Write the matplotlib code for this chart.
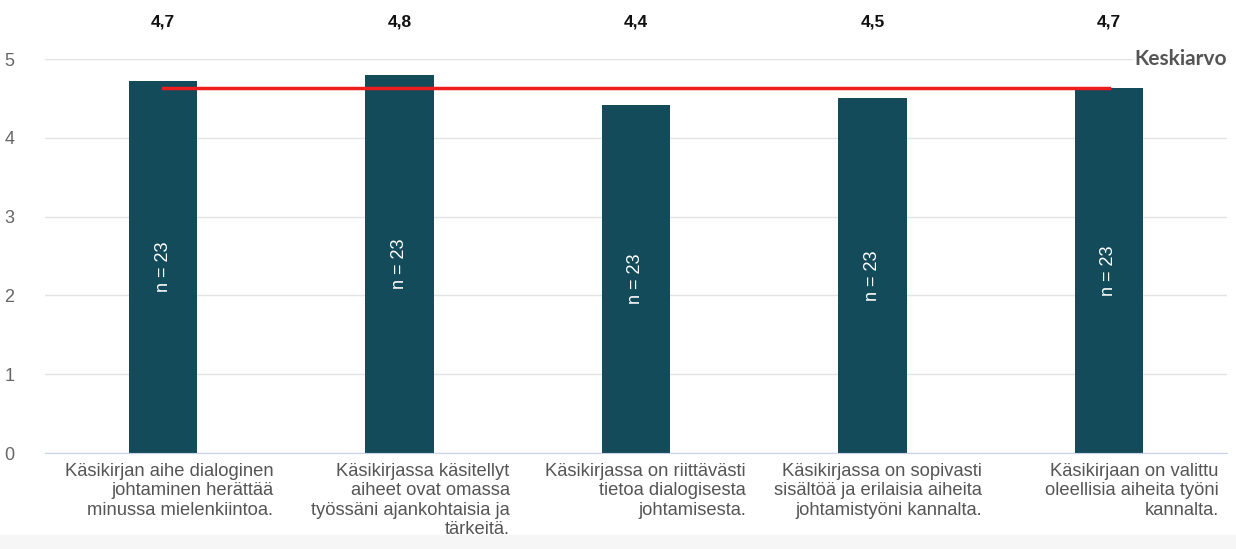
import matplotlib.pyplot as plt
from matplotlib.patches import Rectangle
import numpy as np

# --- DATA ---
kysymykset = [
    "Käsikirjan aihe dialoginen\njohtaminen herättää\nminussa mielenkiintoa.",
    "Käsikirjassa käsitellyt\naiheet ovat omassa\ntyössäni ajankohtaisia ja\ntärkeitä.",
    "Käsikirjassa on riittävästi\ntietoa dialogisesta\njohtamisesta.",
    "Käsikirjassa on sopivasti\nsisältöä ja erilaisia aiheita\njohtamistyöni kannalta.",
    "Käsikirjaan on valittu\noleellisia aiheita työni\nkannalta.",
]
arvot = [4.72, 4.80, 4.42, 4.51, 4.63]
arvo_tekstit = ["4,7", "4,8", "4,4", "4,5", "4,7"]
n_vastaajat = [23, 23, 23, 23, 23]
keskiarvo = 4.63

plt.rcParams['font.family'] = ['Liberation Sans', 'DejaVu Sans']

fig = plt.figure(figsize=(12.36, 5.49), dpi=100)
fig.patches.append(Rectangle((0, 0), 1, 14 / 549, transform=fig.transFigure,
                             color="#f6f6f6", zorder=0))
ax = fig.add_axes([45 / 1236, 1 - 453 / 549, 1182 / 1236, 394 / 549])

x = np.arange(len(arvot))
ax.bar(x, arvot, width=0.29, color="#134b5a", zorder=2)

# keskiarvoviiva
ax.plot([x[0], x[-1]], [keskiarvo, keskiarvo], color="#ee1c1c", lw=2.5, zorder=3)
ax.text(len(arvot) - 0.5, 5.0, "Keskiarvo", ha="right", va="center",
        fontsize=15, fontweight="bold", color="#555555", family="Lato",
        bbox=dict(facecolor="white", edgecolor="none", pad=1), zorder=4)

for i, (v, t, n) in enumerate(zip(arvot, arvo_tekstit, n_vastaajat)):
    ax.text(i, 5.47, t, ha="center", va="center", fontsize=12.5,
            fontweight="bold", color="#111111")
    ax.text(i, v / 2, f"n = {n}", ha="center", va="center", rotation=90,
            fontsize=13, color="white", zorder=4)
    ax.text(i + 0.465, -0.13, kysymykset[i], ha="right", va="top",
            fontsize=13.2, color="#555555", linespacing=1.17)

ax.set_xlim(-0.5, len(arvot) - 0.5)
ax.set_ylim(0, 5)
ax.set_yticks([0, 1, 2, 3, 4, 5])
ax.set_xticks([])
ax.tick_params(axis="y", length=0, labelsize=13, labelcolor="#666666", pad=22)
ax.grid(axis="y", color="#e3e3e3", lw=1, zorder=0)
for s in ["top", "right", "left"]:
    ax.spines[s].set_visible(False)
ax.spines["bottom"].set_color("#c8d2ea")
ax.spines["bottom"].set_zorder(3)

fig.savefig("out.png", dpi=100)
==============================
# Instructions to follow
Reproduce the data above word for word from its first line through the line that holds "import numpy as np", both ends included; skip pictures.

# Reply
Write the matplotlib code for this chart.
import matplotlib.pyplot as plt
from matplotlib.patches import Rectangle
import numpy as np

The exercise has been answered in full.